Is this a necessary step? Ask yourself-yes or no? If no, stop reading this post. If your answer was yes, then what’s the best way to do that?

What’s the best way to do that on a large scale, and in a systemic way? Where you can impact the most teachers and the most kids, in the most effective and safe way? I’m not talking just blogging now, I’m talking about building learning communities, which is what I’m interested in. Blogging OK, I get it. But that’s just a part of a larger goal.

You can do all of that in a number of ways. You can do it by asking teachers to manage multiple online tools that all work differently and require different management requirements. Or you can do it with a content management system where all of this is under one roof. And before some of you go CMS on me, you could also do it with Ning, couldn't you?

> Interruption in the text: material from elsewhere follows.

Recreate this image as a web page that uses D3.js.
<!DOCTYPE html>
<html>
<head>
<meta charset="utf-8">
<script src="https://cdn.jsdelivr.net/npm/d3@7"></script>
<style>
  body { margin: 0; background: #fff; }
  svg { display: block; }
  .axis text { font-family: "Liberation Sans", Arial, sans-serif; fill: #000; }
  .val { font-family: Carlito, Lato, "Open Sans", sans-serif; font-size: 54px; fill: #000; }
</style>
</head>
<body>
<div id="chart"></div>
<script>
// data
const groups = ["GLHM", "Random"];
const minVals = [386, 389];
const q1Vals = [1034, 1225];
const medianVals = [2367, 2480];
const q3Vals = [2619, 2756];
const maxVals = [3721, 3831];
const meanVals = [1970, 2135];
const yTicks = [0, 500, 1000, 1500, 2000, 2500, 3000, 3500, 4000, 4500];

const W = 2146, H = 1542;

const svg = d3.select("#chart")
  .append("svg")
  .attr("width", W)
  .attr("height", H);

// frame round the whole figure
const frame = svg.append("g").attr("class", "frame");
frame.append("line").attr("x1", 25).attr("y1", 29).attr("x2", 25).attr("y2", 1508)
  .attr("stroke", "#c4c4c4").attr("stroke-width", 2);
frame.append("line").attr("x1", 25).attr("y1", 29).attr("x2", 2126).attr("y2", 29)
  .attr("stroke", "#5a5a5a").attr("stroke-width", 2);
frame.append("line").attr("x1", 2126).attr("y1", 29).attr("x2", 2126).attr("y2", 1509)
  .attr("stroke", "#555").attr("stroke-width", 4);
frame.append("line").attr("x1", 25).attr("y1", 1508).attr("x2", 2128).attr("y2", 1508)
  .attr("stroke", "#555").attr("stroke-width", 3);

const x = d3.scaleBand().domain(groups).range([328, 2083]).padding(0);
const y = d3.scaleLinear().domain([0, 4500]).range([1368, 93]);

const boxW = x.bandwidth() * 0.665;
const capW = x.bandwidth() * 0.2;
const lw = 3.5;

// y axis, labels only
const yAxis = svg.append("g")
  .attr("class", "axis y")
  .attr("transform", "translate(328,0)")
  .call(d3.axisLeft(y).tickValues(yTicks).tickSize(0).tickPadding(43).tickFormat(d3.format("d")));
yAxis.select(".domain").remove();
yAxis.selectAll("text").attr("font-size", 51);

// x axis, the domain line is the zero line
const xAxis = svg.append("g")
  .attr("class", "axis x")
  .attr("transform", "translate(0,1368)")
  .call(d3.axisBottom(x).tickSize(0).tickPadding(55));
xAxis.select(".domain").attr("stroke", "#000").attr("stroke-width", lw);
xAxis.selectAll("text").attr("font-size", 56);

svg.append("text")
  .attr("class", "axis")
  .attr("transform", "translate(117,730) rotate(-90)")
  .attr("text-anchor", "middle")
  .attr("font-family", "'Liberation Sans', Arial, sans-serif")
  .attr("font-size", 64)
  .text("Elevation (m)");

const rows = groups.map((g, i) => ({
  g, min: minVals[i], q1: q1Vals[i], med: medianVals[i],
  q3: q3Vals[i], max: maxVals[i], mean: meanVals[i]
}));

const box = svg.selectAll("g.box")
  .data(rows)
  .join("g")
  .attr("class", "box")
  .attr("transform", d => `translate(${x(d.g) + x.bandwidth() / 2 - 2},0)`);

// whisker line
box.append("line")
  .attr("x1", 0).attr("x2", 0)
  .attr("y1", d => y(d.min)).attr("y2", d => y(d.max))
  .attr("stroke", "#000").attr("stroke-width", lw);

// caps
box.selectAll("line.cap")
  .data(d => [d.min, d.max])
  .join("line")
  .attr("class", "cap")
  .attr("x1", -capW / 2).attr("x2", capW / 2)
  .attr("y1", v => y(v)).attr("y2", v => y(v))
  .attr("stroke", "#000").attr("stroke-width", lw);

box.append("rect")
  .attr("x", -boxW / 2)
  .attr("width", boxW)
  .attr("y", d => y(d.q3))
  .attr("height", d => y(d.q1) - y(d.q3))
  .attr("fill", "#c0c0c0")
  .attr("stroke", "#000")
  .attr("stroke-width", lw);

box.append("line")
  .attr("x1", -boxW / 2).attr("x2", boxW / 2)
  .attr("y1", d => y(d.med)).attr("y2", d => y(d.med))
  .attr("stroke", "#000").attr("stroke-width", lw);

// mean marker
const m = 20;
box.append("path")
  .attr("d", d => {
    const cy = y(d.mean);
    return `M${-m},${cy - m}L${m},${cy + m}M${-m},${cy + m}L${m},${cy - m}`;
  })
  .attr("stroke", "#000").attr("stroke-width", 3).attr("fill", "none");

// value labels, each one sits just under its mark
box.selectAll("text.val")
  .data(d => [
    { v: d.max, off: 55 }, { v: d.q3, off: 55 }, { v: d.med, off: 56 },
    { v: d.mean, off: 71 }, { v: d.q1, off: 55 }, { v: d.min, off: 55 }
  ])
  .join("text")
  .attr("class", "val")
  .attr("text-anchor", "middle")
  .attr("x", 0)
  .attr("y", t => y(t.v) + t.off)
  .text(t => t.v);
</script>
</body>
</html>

So, what's the plan? Expose the most teachers and kids to these capabilities, teach them in a controlled environment, where teachers and students, mostly new to the process of working in a learning community, can make their mistakes without too high of a cost? Or maybe the plan is to stay "true to the process" and put the kids out there, really out there, but certainly prepare them prior with what they need to know.

I’ll take Door #1 Bob, the semi-permeable classroom, where true community is first established within the classroom. That’s just me. It might not be you.

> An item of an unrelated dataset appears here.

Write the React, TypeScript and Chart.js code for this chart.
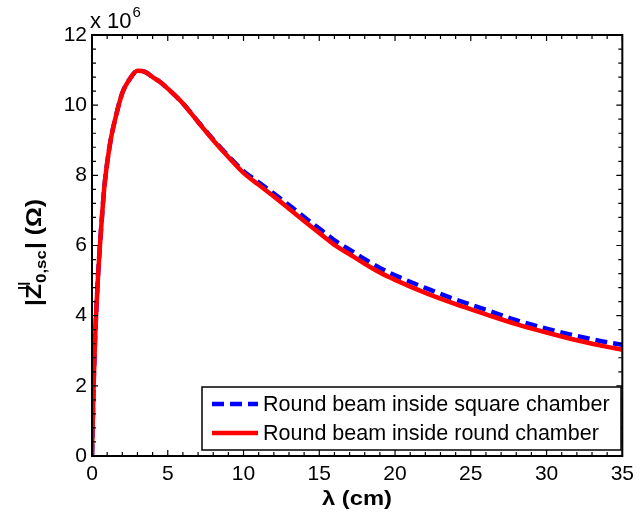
import React, { useEffect, useRef } from "react";
import { Chart, registerables } from "chart.js";

Chart.register(...registerables);

// wavelength λ (cm)
const lambdaCm = [0, 0.1, 0.2, 0.3, 0.4, 0.5, 0.6, 0.8, 1.0, 1.25, 1.5, 2, 2.5, 3, 3.5, 4, 4.5, 5, 6, 7, 8, 9, 10, 11, 12, 13, 14, 15, 16, 17, 18, 19, 20, 22, 24, 26, 28, 30, 32, 34, 35];
// |Z| (x 10^6 Ω), round beam inside round chamber
const roundChamber = [0, 1.9, 3.3, 4.3, 5.15, 5.85, 6.47, 7.6, 8.35, 9.05, 9.55, 10.35, 10.75, 10.98, 10.95, 10.8, 10.66, 10.47, 10.05, 9.52, 9.0, 8.52, 8.07, 7.73, 7.4, 7.05, 6.7, 6.36, 6.02, 5.75, 5.48, 5.23, 5.02, 4.65, 4.33, 4.04, 3.76, 3.52, 3.3, 3.11, 3.03];
// |Z| (x 10^6 Ω), round beam inside square chamber
const squareChamber = [0, 1.9, 3.3, 4.3, 5.15, 5.85, 6.47, 7.6, 8.35, 9.05, 9.55, 10.35, 10.75, 10.98, 10.95, 10.8, 10.66, 10.47, 10.05, 9.53, 9.02, 8.55, 8.12, 7.8, 7.48, 7.15, 6.81, 6.48, 6.15, 5.88, 5.61, 5.36, 5.15, 4.79, 4.46, 4.17, 3.87, 3.63, 3.42, 3.24, 3.17];

const xTicks = [0, 5, 10, 15, 20, 25, 30, 35];
const yTicks = [0, 2, 4, 6, 8, 10, 12];
const xMinorStep = 1;
const yMinorStep = 0.4;

const legendLabels = ["Round beam inside square chamber", "Round beam inside round chamber"];
const xTitle = "λ (cm)";
const yExponent = "6";

const FONT = "'Liberation Sans', Arial, Helvetica, sans-serif";

const decorPlugin = {
  id: "decor",
  afterDatasetsDraw(chart: any) {
    const { ctx, chartArea: a, scales } = chart;
    const x = scales.x;
    const y = scales.y;
    ctx.save();
    ctx.strokeStyle = "#000";
    ctx.lineWidth = 2;
    ctx.strokeRect(a.left, a.top, a.right - a.left, a.bottom - a.top);

    ctx.lineWidth = 1.2;
    ctx.beginPath();
    const xMin = xTicks[0], xMax = xTicks[xTicks.length - 1];
    const nx = Math.round((xMax - xMin) / xMinorStep);
    for (let i = 0; i <= nx; i++) {
      const v = xMin + i * xMinorStep;
      const major = xTicks.some((t) => Math.abs(t - v) < 1e-9);
      const len = major ? 6 : 4;
      const px = x.getPixelForValue(v);
      ctx.moveTo(px, a.bottom);
      ctx.lineTo(px, a.bottom - len);
      ctx.moveTo(px, a.top);
      ctx.lineTo(px, a.top + len);
    }
    const yMin = yTicks[0], yMax = yTicks[yTicks.length - 1];
    const ny = Math.round((yMax - yMin) / yMinorStep);
    for (let i = 0; i <= ny; i++) {
      const v = yMin + i * yMinorStep;
      const major = yTicks.some((t) => Math.abs(t - v) < 1e-9);
      const len = major ? 6 : 4;
      const py = y.getPixelForValue(v);
      ctx.moveTo(a.left, py);
      ctx.lineTo(a.left + len, py);
      ctx.moveTo(a.right, py);
      ctx.lineTo(a.right - len, py);
    }
    ctx.stroke();

    // exponent label
    ctx.fillStyle = "#000";
    ctx.textBaseline = "alphabetic";
    ctx.textAlign = "left";
    ctx.font = `22px ${FONT}`;
    ctx.fillText("x 10", 90, 28);
    const w10 = ctx.measureText("x 10").width;
    ctx.font = `15px ${FONT}`;
    ctx.fillText(yExponent, 90 + w10 + 1, 17);

    // x title
    ctx.font = `bold 20px ${FONT}`;
    const xw = ctx.measureText(xTitle).width;
    const targetXW = 70;
    ctx.save();
    ctx.translate(357, 505);
    ctx.scale(targetXW / xw, 1);
    ctx.textAlign = "center";
    ctx.fillText(xTitle, 0, 0);
    ctx.restore();

    // y title: |Z^||_{0,sc}| (Ω)
    const parts = [
      { t: "|Z", f: `bold 22px ${FONT}`, dy: 0, adv: true },
      { t: "||", f: `bold 13px ${FONT}`, dy: -14, adv: false },
      { t: "0,sc", f: `bold 15px ${FONT}`, dy: 5, adv: true },
      { t: "| (Ω)", f: `bold 22px ${FONT}`, dy: 0, adv: true },
    ];
    let total = 0;
    const widths: number[] = [];
    for (const p of parts) {
      ctx.font = p.f;
      const w = ctx.measureText(p.t).width;
      widths.push(w);
      if (p.adv) total += w + 1;
    }
    const targetYW = 108;
    const sy = targetYW / total;
    ctx.save();
    ctx.translate(41, 252);
    ctx.rotate(-Math.PI / 2);
    ctx.scale(sy, 1);
    let cx = -total / 2;
    parts.forEach((p, i) => {
      ctx.font = p.f;
      ctx.textAlign = "left";
      if (!p.adv) {
        ctx.fillText(p.t, cx - widths[i] + 1, p.dy);
      } else {
        ctx.fillText(p.t, cx, p.dy);
        cx += widths[i] + 1;
      }
    });
    ctx.restore();

    // legend
    const lx = 202, ly = 387, lw = 419, lh = 63;
    ctx.fillStyle = "#fff";
    ctx.fillRect(lx, ly, lw, lh);
    ctx.strokeStyle = "#000";
    ctx.lineWidth = 1.5;
    ctx.strokeRect(lx, ly, lw, lh);
    const rows = [
      { y: 404, color: "#0000ff", dash: [12, 6] },
      { y: 433, color: "#ff0000", dash: [] as number[] },
    ];
    rows.forEach((r, i) => {
      ctx.beginPath();
      ctx.setLineDash(r.dash);
      ctx.strokeStyle = r.color;
      ctx.lineWidth = 4.5;
      ctx.lineCap = "butt";
      ctx.moveTo(212, r.y);
      ctx.lineTo(258, r.y);
      ctx.stroke();
      ctx.setLineDash([]);
      ctx.fillStyle = "#000";
      ctx.font = `21.5px ${FONT}`;
      ctx.textBaseline = "middle";
      ctx.textAlign = "left";
      ctx.fillText(legendLabels[i], 263, r.y + 1);
    });
    ctx.restore();
  },
};

export default function App() {
  const ref = useRef<HTMLCanvasElement | null>(null);
  useEffect(() => {
    if (!ref.current) return;
    const chart = new Chart(ref.current, {
      type: "line",
      data: {
        datasets: [
          {
            label: legendLabels[0],
            data: lambdaCm.map((l, i) => ({ x: l, y: squareChamber[i] })),
            borderColor: "#0000ff",
            borderWidth: 4.5,
            borderDash: [12, 6],
            borderCapStyle: "butt",
            pointRadius: 0,
            fill: false,
            cubicInterpolationMode: "monotone",
            order: 1,
          },
          {
            label: legendLabels[1],
            data: lambdaCm.map((l, i) => ({ x: l, y: roundChamber[i] })),
            borderColor: "#ff0000",
            borderWidth: 4.5,
            pointRadius: 0,
            fill: false,
            cubicInterpolationMode: "monotone",
            order: 0,
          },
        ],
      },
      options: {
        animation: false,
        responsive: false,
        maintainAspectRatio: false,
        layout: { padding: { left: 0, top: 35, right: 15, bottom: 0 } },
        plugins: { legend: { display: false }, tooltip: { enabled: false }, title: { display: false } },
        scales: {
          x: {
            type: "linear",
            min: 0,
            max: 35,
            afterFit: (s: any) => { s.height = 63; },
            grid: { display: false, drawTicks: false },
            border: { display: false },
            ticks: {
              stepSize: 5,
              padding: 6,
              color: "#000",
              font: { family: FONT, size: 21 },
              maxRotation: 0,
              callback: (v: any) => (xTicks.includes(v) ? String(v) : ""),
            },
          },
          y: {
            type: "linear",
            min: 0,
            max: 12,
            afterFit: (s: any) => { s.width = 92; },
            grid: { display: false, drawTicks: false },
            border: { display: false },
            ticks: {
              stepSize: 2,
              padding: 5,
              color: "#000",
              font: { family: FONT, size: 21 },
              callback: (v: any) => (yTicks.includes(v) ? String(v) : ""),
            },
          },
        },
      },
      plugins: [decorPlugin],
    });
    return () => chart.destroy();
  }, []);
  return (
    <div style={{ position: "absolute", left: 0, top: 0, width: 640, height: 519, background: "#fff" }}>
      <canvas ref={ref} width={640} height={519} style={{ display: "block", width: 640, height: 519 }} />
    </div>
  );
}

I think a classroom must be semi-permeable before it can become a permeable classroom.

Creating a truly permeable classroom is a major change in how classrooms work. It is a big departure from where most classrooms are now. You just don’t change that overnight with a few commonly available tools, and just by blogging. It’ll require a great deal of professional support and curriculum design, with a great deal of reflection and course-correction. I’ll approach that carefully. The stakes are too high not to.

And when the time comes, I’d turn them loose. When the specific curricular needs suggest a permeable experience is warranted, I’d turn them loose. When the teacher says, we need to connect outside of our classroom because of this and this, I’d turn them loose. When the teacher says I’m ready and so are my kids, I’d turn them loose.

But I’m crawling before I’m walking.

images from


  • At 8:14 AM , Blogger Sharon said...

    David, you have addressed all the necessary elements that I have grappled with in order to create a semi-permeable learning environment. Last year, I had the privilege of teaching in a one-to-one environment with a supportive IT administration that willingly opened ports for my students to use wikis, skype, blogs, flickr and so on in the classroom. It was by far the best teaching year I can remember - we flew to new heights, explored new vistas, collaborated with students around the world and built an amazing skill set. Imagine my disappointment when I left the school that my replacement firmly told my former students "no wikis this year!" They were disappointed. In spite of the successful use of these environments and tools (student buy-in, parent buy-in, even two international awards!), the vision was not passed on. It frustrates me that a learning environment that is so ready and capable of becoming semi-permeable is not willing to be.

    Who is not willing in this situation? From what I can see it is a teaching staff that is not willing to try new approaches and an administration that is not encouraging it or providing incentives to do so. Two of my children attend the school and yes, I find it maddening that I know they are missing out on a terrific experience and the potential of building and reinforcing important 21st century skills.

  • At 10:01 AM , Blogger David said...

    Thank you for your comment, there are lots of important questions and ideas embedded within it.

    It’s interesting that you say that this particular environment “is so ready and capable of becoming semi-permeable is not willing to be.” It sounds like the administration is tolerant, perhaps even accepting (and I use those chose those words very carefully), of a new type of learning environment, but hasn’t taken the step to make it a part of a shared vision. Would that be fair?

    I once had the opportunity to lead something called the “Student Symposium” where we took an early dismissal day, brought in 80 speakers, and had students register for courses they wanted to take. They built their own schedule, based on their interests. A tremendous amount of work for us, but it was worth it. The principal at the time came up to me at the time and said “I hate days like this.” Surprised, I asked him why. He said: “Because this is your initiative, and not our schools initiative.” You can imagine my disappointment in him.

    A true leader would have taken “my initiative” and found ways to make it a total school endeavor. His belief and comments are inexcusable. Pathetic, actually.

    So, when will that school take the initiatives of teachers like yourself (and from your post, I understand you no longer work there), and amplify them to make those kinds of learning opportunities part of the learning culture of the school? When do they become that important?

    It won’t happen unless that occurs.